I had always wondered how the Sahara ended. In satellite photos, the swath of yellow just seems magically to morph into a band of brilliant emerald. And it was so.
(I did follow the shining filament of a tributary for several minutes before it broadened to become a blinding blade of reflected light that sliced through the parched earth, but this was the only indication that perhaps the sandy tedium would soon end. To my chagrin, however, the river didn’t seem to flow anywhere; it just stopped, as abruptly as that golden line first appeared.) Just when I thought the desert may truly continue eternally, a rich garland of green materialized, and the sand was no more. Like in the space photos, there was no succession of landscapes – no desert to scrub land to grassland to forest. Nope. Just straight from sand to subtropics.

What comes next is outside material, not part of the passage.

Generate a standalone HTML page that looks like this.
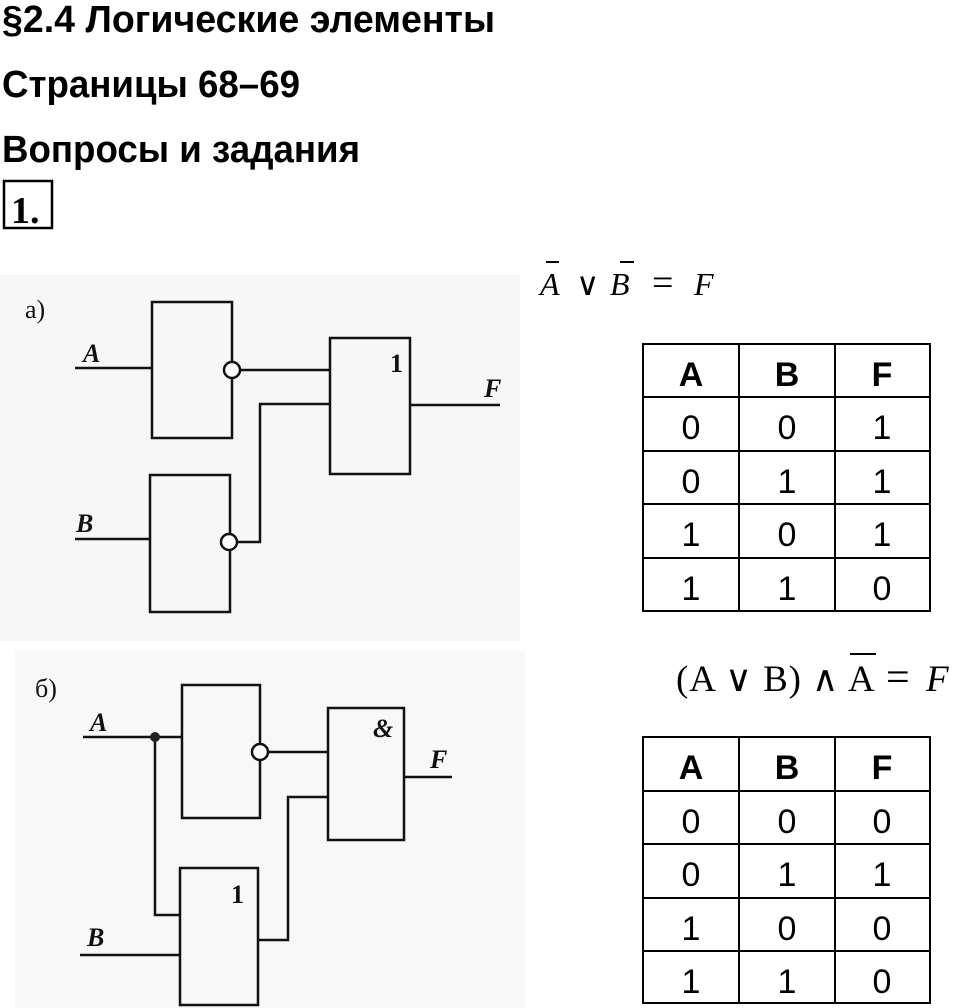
<!DOCTYPE html>
<html><head><meta charset="utf-8"><style>
html,body{margin:0;padding:0;background:#fff;width:960px;height:1008px;overflow:hidden}
svg{display:block}
</style></head><body>
<svg width="960" height="1008" viewBox="0 0 960 1008" xmlns="http://www.w3.org/2000/svg">
<rect x="0" y="275" width="520" height="366" fill="#f7f7f7"/>
<rect x="15" y="651" width="510" height="357" fill="#f8f8f8"/>

<g font-family="Liberation Sans, sans-serif" font-weight="bold" fill="#000">
<text x="2" y="32" font-size="38" textLength="493" lengthAdjust="spacingAndGlyphs">§2.4 Логические элементы</text>
<text x="2" y="97" font-size="38" textLength="298" lengthAdjust="spacingAndGlyphs">Страницы 68–69</text>
<text x="2" y="162" font-size="38" textLength="358" lengthAdjust="spacingAndGlyphs">Вопросы и задания</text>
</g>
<rect x="4" y="181" width="48" height="47" fill="none" stroke="#000" stroke-width="2.5"/>
<text x="11" y="223" font-family="Liberation Serif, serif" font-weight="bold" font-size="38">1.</text>

<!-- formulas -->
<g font-family="Liberation Serif, serif" font-size="32" fill="#000">
<text x="540" y="295" font-style="italic">A</text>
<line x1="546" y1="262" x2="559" y2="262" stroke="#000" stroke-width="2"/>
<text x="576" y="295" font-family="Liberation Sans, sans-serif" font-size="32">∨</text>
<text x="610" y="295" font-style="italic">B</text>
<line x1="620" y1="262" x2="634" y2="262" stroke="#000" stroke-width="2"/>
<text x="652" y="295" font-size="38">=</text>
<text x="694" y="295" font-style="italic">F</text>

<text x="676" y="691" font-size="37" textLength="125" lengthAdjust="spacing">(A ∨ B)</text>
<text x="812" y="691" font-size="36" font-family="Liberation Sans, sans-serif">∧</text>
<text x="848" y="691" font-size="37">A</text>
<line x1="850" y1="654" x2="876" y2="654" stroke="#000" stroke-width="2"/>
<text x="886" y="691" font-size="42">=</text>
<text x="926" y="691" font-size="37" font-style="italic">F</text>
</g>

<!-- tables -->
<g stroke="#000" stroke-width="2" fill="none">
<rect x="643" y="344" width="287" height="267"/>
<line x1="739" y1="344" x2="739" y2="611"/><line x1="835" y1="344" x2="835" y2="611"/>
<line x1="643" y1="397" x2="930" y2="397"/><line x1="643" y1="451" x2="930" y2="451"/>
<line x1="643" y1="504" x2="930" y2="504"/><line x1="643" y1="558" x2="930" y2="558"/>
<rect x="643" y="737" width="287" height="266"/>
<line x1="739" y1="737" x2="739" y2="1003"/><line x1="835" y1="737" x2="835" y2="1003"/>
<line x1="643" y1="791" x2="930" y2="791"/><line x1="643" y1="844" x2="930" y2="844"/>
<line x1="643" y1="898" x2="930" y2="898"/><line x1="643" y1="951" x2="930" y2="951"/>
</g>
<g font-family="Liberation Sans, sans-serif" font-size="34" text-anchor="middle" fill="#000">
<g font-weight="bold"><text x="691" y="386">A</text><text x="787" y="386">B</text><text x="882" y="386">F</text></g>
<text x="691" y="439">0</text><text x="787" y="439">0</text><text x="882" y="439">1</text>
<text x="691" y="493">0</text><text x="787" y="493">1</text><text x="882" y="493">1</text>
<text x="691" y="546">1</text><text x="787" y="546">0</text><text x="882" y="546">1</text>
<text x="691" y="600">1</text><text x="787" y="600">1</text><text x="882" y="600">0</text>

<g font-weight="bold"><text x="691" y="779">A</text><text x="787" y="779">B</text><text x="882" y="779">F</text></g>
<text x="691" y="833">0</text><text x="787" y="833">0</text><text x="882" y="833">0</text>
<text x="691" y="886">0</text><text x="787" y="886">1</text><text x="882" y="886">1</text>
<text x="691" y="940">1</text><text x="787" y="940">0</text><text x="882" y="940">0</text>
<text x="691" y="993">1</text><text x="787" y="993">1</text><text x="882" y="993">0</text>
</g>

<!-- diagram a -->
<g stroke="#111" stroke-width="2.5" fill="none">
<rect x="152" y="302" width="80" height="136"/>
<rect x="330" y="338" width="80" height="136"/>
<rect x="150" y="475" width="80" height="137"/>
<line x1="75" y1="368" x2="152" y2="368"/>
<line x1="240" y1="370" x2="330" y2="370"/>
<polyline points="236,542 260,542 260,404 330,404"/>
<line x1="75" y1="539" x2="150" y2="539"/>
<line x1="410" y1="405" x2="500" y2="405"/>
<circle cx="232" cy="370" r="8" fill="#fff"/>
<circle cx="229" cy="542" r="8" fill="#fff"/>
</g>
<g font-family="Liberation Serif, serif" font-size="26" fill="#111" font-weight="bold">
<text x="25" y="318" font-weight="normal">а)</text>
<text x="83" y="362" font-style="italic">A</text>
<text x="76" y="532" font-style="italic">B</text>
<text x="484" y="397" font-style="italic">F</text>
<text x="390" y="372">1</text>
</g>

<!-- diagram b -->
<g stroke="#111" stroke-width="2.5" fill="none">
<rect x="182" y="685" width="78" height="133"/>
<rect x="328" y="708" width="76" height="132"/>
<rect x="180" y="868" width="78" height="137"/>
<line x1="83" y1="737" x2="182" y2="737"/>
<polyline points="155,737 155,915 180,915"/>
<line x1="268" y1="752" x2="328" y2="752"/>
<polyline points="258,940 288,940 288,797 328,797"/>
<line x1="80" y1="955" x2="180" y2="955"/>
<line x1="404" y1="777" x2="452" y2="777"/>
<circle cx="260" cy="752" r="8" fill="#fff"/>
</g>
<circle cx="155" cy="737" r="5" fill="#222"/>
<g font-family="Liberation Serif, serif" font-size="26" fill="#111" font-weight="bold">
<text x="35" y="697" font-weight="normal">б)</text>
<text x="90" y="731" font-style="italic">A</text>
<text x="87" y="946" font-style="italic">B</text>
<text x="430" y="768" font-style="italic">F</text>
<text x="373" y="737" font-style="italic">&amp;</text>
<text x="231" y="903">1</text>
</g>
</svg>
</body></html>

How happy I was to break the visual monotony and see my favorite color once again.
I had been a little worried because I read that parts of Cameroon were arid, even desert, but I was glad to see green, even in the north, that continued all the way to our touchdown in the capital city of Yaoundé. (I learned that during rainy season, even the dry regions bloom.)
The green was broken up, though, by patches of bare, red earth: redder than Georgia clay – deep burgundy in some places, I would learn later – but in Yaoundé, the soil was a rich, burnt-orange red. On the way in, I was awed that I was now witnessing what I had eyed only in National Geographic before: the sparsely populated landscape, the little villages, the tin and thatched roofs, the airport landing strip that seemed so spare compared with those in the West. I was about to set down in Aaaaahhhfrica, and I was thrilled – a teary, weary, wondering kind of thrilled.
I was not thrilled to note the time the sun went down: around 6:45, not long after we made it out of baggage claim. There’s no daylight savings time here, and besides, when you’re sitting so close to the equator, the days approach 12 hours all year round. Alas, no 9:30 sunsets or 15.5-hour summer days like in my home state. But n’importe – it didn’t matter – I was in Africa.